The secretary sent a South Indian from the second crowd inside the Chairmans office. The south Indian was very angry and told the chairman to stop all the advertisements at once. He said, the advertisements have created a lot of problem. Earlier we used to cut electricity once a week. Now people have started using more electricity and we are having to cut every day. Please stop the advertisements. The Prasar Bharti Chairman said please give your request in writing. We will do the needful, but I cannot promise you much since our meter is already down. The south indian kept the gift that he brought from the NTPC Chairman on the Prasar Bharti Chairmans table, it was an inverter.

The secretary sent a foreigner from the first crowd inside the Chairmans office.
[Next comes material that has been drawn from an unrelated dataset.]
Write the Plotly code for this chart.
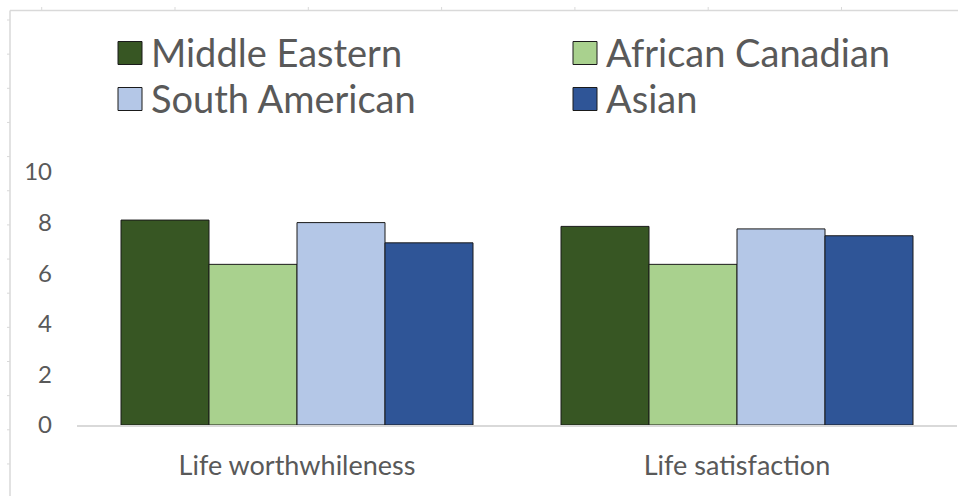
import plotly.graph_objects as go

# Data
categories = ["Life worthwhileness", "Life satisfaction"]
series_names = ["Middle Eastern", "African Canadian", "South American", "Asian"]
middle_eastern = [8.1, 7.85]
african_canadian = [6.35, 6.35]
south_american = [8.0, 7.75]
asian = [7.2, 7.48]
y_ticks = [0, 2, 4, 6, 8, 10]

values = [middle_eastern, african_canadian, south_american, asian]
colors = ["#375623", "#A9D18E", "#B4C7E7", "#2F5597"]

W_FIG, H_FIG = 958, 496
L, R, T, B = 77, 1, 172, 71
PW = W_FIG - L - R
PH = H_FIG - T - B


def px(x):
    return (x - L) / PW


def py(y):
    return (H_FIG - B - y) / PH


fig = go.Figure()
for name, vals, col in zip(series_names, values, colors):
    fig.add_trace(go.Bar(
        x=categories, y=vals, name=name,
        marker=dict(color=col, line=dict(color="#1a1a1a", width=1)),
        showlegend=False,
    ))

# Manual legend (2 columns, large swatches)
legend_pos = [(118, 53), (573, 53), (118, 99), (573, 99)]
shapes = []
annotations = []
for (lx, ly), name, col in zip(legend_pos, series_names, colors):
    shapes.append(dict(type="rect", xref="paper", yref="paper",
                       x0=px(lx), x1=px(lx + 24), y0=py(ly - 11.5), y1=py(ly + 11.5),
                       fillcolor=col, line=dict(color="#1a1a1a", width=1)))
    annotations.append(dict(xref="paper", yref="paper", x=px(lx + 31), y=py(ly - 1),
                            xanchor="left", yanchor="middle", showarrow=False,
                            text=name, font=dict(size=38, color="#595959", family="Lato")))

# Outer frame with ruler ticks
frame = "#d9d9d9"
shapes.append(dict(type="line", xref="paper", yref="paper", x0=px(10), x1=px(958),
                   y0=py(10.5), y1=py(10.5), line=dict(color=frame, width=1.5)))
shapes.append(dict(type="line", xref="paper", yref="paper", x0=px(10), x1=px(10),
                   y0=py(10.5), y1=py(496), line=dict(color=frame, width=1.5)))
tx = 41.7
while tx < 958:
    shapes.append(dict(type="line", xref="paper", yref="paper", x0=px(tx), x1=px(tx),
                       y0=py(7), y1=py(10.5), line=dict(color=frame, width=1)))
    tx += 133.3
ty = 20
while ty < 496:
    shapes.append(dict(type="line", xref="paper", yref="paper", x0=px(7), x1=px(10),
                       y0=py(ty), y1=py(ty), line=dict(color=frame, width=1)))
    ty += 34.15

fig.update_layout(
    width=W_FIG, height=H_FIG,
    margin=dict(l=L, r=R, t=T, b=B),
    plot_bgcolor="white", paper_bgcolor="white",
    barmode="group", bargap=0.2, bargroupgap=0,
    shapes=shapes, annotations=annotations,
    font=dict(family="Lato", color="#595959"),
)
fig.update_xaxes(showline=True, linecolor="#d9d9d9", linewidth=1.5, showgrid=False,
                 ticks="", tickfont=dict(size=27, color="#595959"), ticklabelstandoff=16)
fig.update_yaxes(range=[0, 10], tickvals=y_ticks, showgrid=False, zeroline=False,
                 showline=False, ticks="", tickfont=dict(size=24, color="#595959"),
                 ticklabelstandoff=24)

# remove the browser's default page margin so the figure sits at (0, 0)
fig.write_html("out.html", config={"displayModeBar": False},
               post_script="document.body.style.margin='0';")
The foreigner said my CEO has sent his special thanks to you. Because of the games, Indians have become more conscious about punctuality and our Tissot watch sales have gone up. He did not bring any gift but left a small slip of paper under the Chairmans table. It was a secret number for a Swiss Bank account.
A worried babu from the second crowd went inside the Chairmans office. He said, The LIC Chairman is very unhappy. A lot of farmers watched the advertisement and bought our insurance. Now many of them have committed suicide and their families are forcing us to pay their insurance. Please stop our advertisements. He also did not carry any gift but promised to provide commonwealth games a free insurance policy for delays and accidents.

An excited man from the first crowd bribed the secretary and went inside the Chairmans office. He said I am from the Commonwealth Games Contractors Association. My association Chairman wants to book all the advertising slots for the closing ceremony. You can charge us double your normal rate. After all, when India hosts the Olympics, we will win all the contracts at double the normal price and recover our money. A small group of people came with him carrying the gift from the contractors. It was a miniature flyover. When they kept the gift on the Chairmans table, the left side of the flyover collapsed, but fortunately no sportsperson was walking on it at that time.
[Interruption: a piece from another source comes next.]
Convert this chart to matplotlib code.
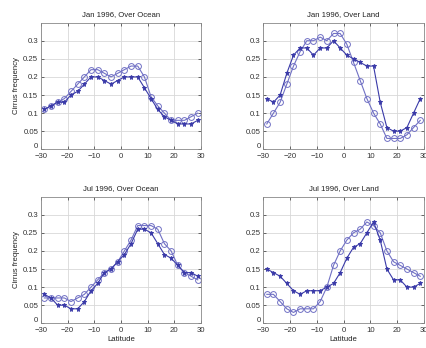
# -*- coding: utf-8 -*-
"""
Cirrus frequency vs latitude, Jan / Jul 1996, ocean and land.
Two series per panel: open circles and filled stars.
"""

import numpy as np
import matplotlib
matplotlib.use("Agg")
import matplotlib.pyplot as plt
from matplotlib.transforms import ScaledTranslation

plt.rcParams["font.family"] = ["Liberation Sans", "DejaVu Sans"]

# latitude bin centres (2.5 deg bins)
lat = np.arange(-28.75, 30, 2.5)

# ---- Jan 1996, ocean ----
jan_ocean_circ = [0.11, 0.12, 0.13, 0.14, 0.16, 0.18, 0.20, 0.22, 0.22, 0.21, 0.20, 0.21,
                  0.22, 0.23, 0.23, 0.20, 0.145, 0.12, 0.10, 0.08, 0.08, 0.08, 0.09, 0.10]
jan_ocean_star = [0.11, 0.12, 0.13, 0.13, 0.15, 0.16, 0.18, 0.20, 0.20, 0.19, 0.18, 0.19,
                  0.20, 0.20, 0.20, 0.17, 0.14, 0.11, 0.09, 0.08, 0.07, 0.07, 0.07, 0.08]

# ---- Jan 1996, land ----
jan_land_circ = [0.07, 0.10, 0.13, 0.18, 0.23, 0.27, 0.30, 0.30, 0.31, 0.30, 0.32, 0.32,
                 0.29, 0.24, 0.19, 0.14, 0.10, 0.07, 0.03, 0.03, 0.03, 0.04, 0.06, 0.08]
jan_land_star = [0.14, 0.13, 0.15, 0.21, 0.26, 0.28, 0.28, 0.26, 0.28, 0.28, 0.30, 0.28,
                 0.26, 0.25, 0.24, 0.23, 0.23, 0.13, 0.06, 0.05, 0.05, 0.06, 0.10, 0.14]

# ---- Jul 1996, ocean ----
jul_ocean_circ = [0.07, 0.07, 0.07, 0.07, 0.06, 0.07, 0.08, 0.10, 0.12, 0.14, 0.15, 0.17,
                  0.20, 0.23, 0.27, 0.27, 0.27, 0.26, 0.22, 0.20, 0.16, 0.14, 0.13, 0.12]
jul_ocean_star = [0.08, 0.07, 0.05, 0.05, 0.04, 0.04, 0.06, 0.09, 0.11, 0.14, 0.15, 0.17,
                  0.19, 0.22, 0.26, 0.26, 0.25, 0.22, 0.19, 0.18, 0.16, 0.14, 0.14, 0.13]

# ---- Jul 1996, land ----
jul_land_circ = [0.08, 0.08, 0.06, 0.04, 0.03, 0.04, 0.04, 0.04, 0.06, 0.10, 0.16, 0.20,
                 0.23, 0.25, 0.26, 0.28, 0.27, 0.25, 0.20, 0.17, 0.16, 0.15, 0.14, 0.13]
jul_land_star = [0.15, 0.14, 0.13, 0.11, 0.09, 0.08, 0.09, 0.09, 0.09, 0.10, 0.11, 0.14,
                 0.18, 0.21, 0.22, 0.25, 0.28, 0.23, 0.15, 0.12, 0.12, 0.10, 0.10, 0.11]

titles = ["Jan 1996, Over Ocean", "Jan 1996, Over Land",
          "Jul 1996, Over Ocean", "Jul 1996, Over Land"]
circ_data = [jan_ocean_circ, jan_land_circ, jul_ocean_circ, jul_land_circ]
star_data = [jan_ocean_star, jan_land_star, jul_ocean_star, jul_land_star]

xticks = [-30, -20, -10, 0, 10, 20, 30]
yticks = [0, 0.05, 0.1, 0.15, 0.2, 0.25, 0.3]
ytick_labels = ["0", "0.05", "0.1", "0.15", "0.2", "0.25", "0.3"]

CIRC_COLOR = "#7070c4"
STAR_COLOR = "#3a3aa8"
FS = 5.6

fig = plt.figure(figsize=(4.27, 3.48), dpi=100)

# axes boxes (left, bottom, width, height) in figure fractions
boxes = [
    (0.096, 0.571, 0.375, 0.364),
    (0.617, 0.571, 0.375, 0.364),
    (0.096, 0.071, 0.375, 0.364),
    (0.617, 0.071, 0.375, 0.364),
]

# nudge the "0" y label up a little, MATLAB style, so it clears "-30"
nudge = ScaledTranslation(0, 2.5 / 72, fig.dpi_scale_trans)

for i, box in enumerate(boxes):
    ax = fig.add_axes(box)
    ax.plot(lat, circ_data[i], "-o", color=CIRC_COLOR, lw=0.8,
            markersize=4.2, markerfacecolor="none", markeredgewidth=0.7)
    ax.plot(lat, star_data[i], "-*", color=STAR_COLOR, lw=0.8,
            markersize=3.6, markeredgewidth=0.6)

    ax.set_xlim(-30, 30)
    ax.set_ylim(0, 0.35)
    ax.set_xticks(xticks)
    ax.set_yticks(yticks)
    ax.set_yticklabels(ytick_labels)
    ax.grid(True, color="#d8d8d8", lw=0.6)
    ax.set_axisbelow(True)
    ax.tick_params(direction="in", length=2, width=0.5, labelsize=FS,
                   top=True, right=True, colors="#333333")
    ax.tick_params(axis="x", pad=2.5)
    ax.tick_params(axis="y", pad=2)
    for sp in ax.spines.values():
        sp.set_color("#888888")
        sp.set_linewidth(0.6)
    ax.set_title(titles[i], fontsize=FS, pad=5, color="#222222")

    lbl0 = ax.get_yticklabels()[0]
    lbl0.set_transform(lbl0.get_transform() + nudge)

    if i in (0, 2):
        ax.set_ylabel("Cirrus frequency", fontsize=FS, labelpad=2, color="#222222")
    if i in (2, 3):
        ax.set_xlabel("Latitude", fontsize=FS, labelpad=1.5, color="#222222")

fig.savefig("out.png", dpi=100)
An impatient man from the second crowd jumped the queue and ran into the Chairmans office. He cried, Please, we need your help immediately. Please send two dozen CWG volunteers to the Indira Gandhi airport. After seeing the advertisements, all passengers from other airlines have bought tickets for Air India. The Prasar Bharti Chairman said, that is very good news, please take a seat, why do you want volunteers to fly when your flight is already full?. The impatient man said, there is no time to wait, the passengers are waiting in the aircraft, but the pilots are on strike. We need volunteers to fly the aeroplanes.
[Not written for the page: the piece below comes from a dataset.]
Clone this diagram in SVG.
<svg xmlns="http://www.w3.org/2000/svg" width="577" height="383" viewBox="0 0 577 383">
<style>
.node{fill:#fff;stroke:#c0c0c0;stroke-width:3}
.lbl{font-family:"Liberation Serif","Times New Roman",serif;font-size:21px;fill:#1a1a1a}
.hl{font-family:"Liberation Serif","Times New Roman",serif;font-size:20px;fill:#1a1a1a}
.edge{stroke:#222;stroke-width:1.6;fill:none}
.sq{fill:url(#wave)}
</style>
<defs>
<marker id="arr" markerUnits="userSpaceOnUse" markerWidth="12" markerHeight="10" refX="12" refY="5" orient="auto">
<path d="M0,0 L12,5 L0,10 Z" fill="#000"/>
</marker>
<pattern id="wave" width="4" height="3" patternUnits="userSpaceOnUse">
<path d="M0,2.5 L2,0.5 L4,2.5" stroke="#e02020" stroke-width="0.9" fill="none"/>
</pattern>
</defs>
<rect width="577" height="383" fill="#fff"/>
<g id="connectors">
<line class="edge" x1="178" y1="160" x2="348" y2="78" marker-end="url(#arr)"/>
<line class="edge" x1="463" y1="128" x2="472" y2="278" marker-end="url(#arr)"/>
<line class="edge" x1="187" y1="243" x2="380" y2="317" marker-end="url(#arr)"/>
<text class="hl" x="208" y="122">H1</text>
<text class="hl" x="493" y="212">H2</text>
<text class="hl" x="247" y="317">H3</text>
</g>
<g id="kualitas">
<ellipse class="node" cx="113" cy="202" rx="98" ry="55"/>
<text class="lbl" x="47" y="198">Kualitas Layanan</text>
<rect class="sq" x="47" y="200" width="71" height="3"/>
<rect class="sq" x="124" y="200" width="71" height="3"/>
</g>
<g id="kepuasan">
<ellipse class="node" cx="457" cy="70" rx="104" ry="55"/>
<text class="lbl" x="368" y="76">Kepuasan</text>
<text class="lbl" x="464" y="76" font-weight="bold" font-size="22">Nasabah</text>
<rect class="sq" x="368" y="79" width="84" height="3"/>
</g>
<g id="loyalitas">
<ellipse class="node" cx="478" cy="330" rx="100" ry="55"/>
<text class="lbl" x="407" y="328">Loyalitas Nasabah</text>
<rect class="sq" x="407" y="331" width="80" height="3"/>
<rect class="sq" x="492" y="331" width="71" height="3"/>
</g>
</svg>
Chairman said, I am so sorry, but I am helpless. But your Air India maharajah can talk to Mr. Suresh Kalmadi and request him to help. Mr Kalmadi can surely arrange something since he is the only Maharajah these days he said.
 
A nice fairy tale to start the day, but what exactly is the point? The ending was inconclusive ...
 
I was in splits after seeing advertisements of Air India, Railways and NTPC.

For NTPC and Railways, there is no point of advertising. If more people come to them, they have no capacity to service. No one will come to Air India even if they go begging.

That was the thought and the rest was rambling. Its good to have the time once in a while to ramble, isnt it.
 
Great!! Today's news paper info - Abhinav's Bindra/Narang winning gold medal was not shown, instead a one line message informs that Bindra/Narang won a gold. Many well wishers (browing various doordarshan channel to catch the glimpse - but all in vain!! None of the doordarshan channels could air it live! Instead they telecast it 2 hours later) could not see their hero winning the gold shot!!! Doordarshan's relay... yet again!!!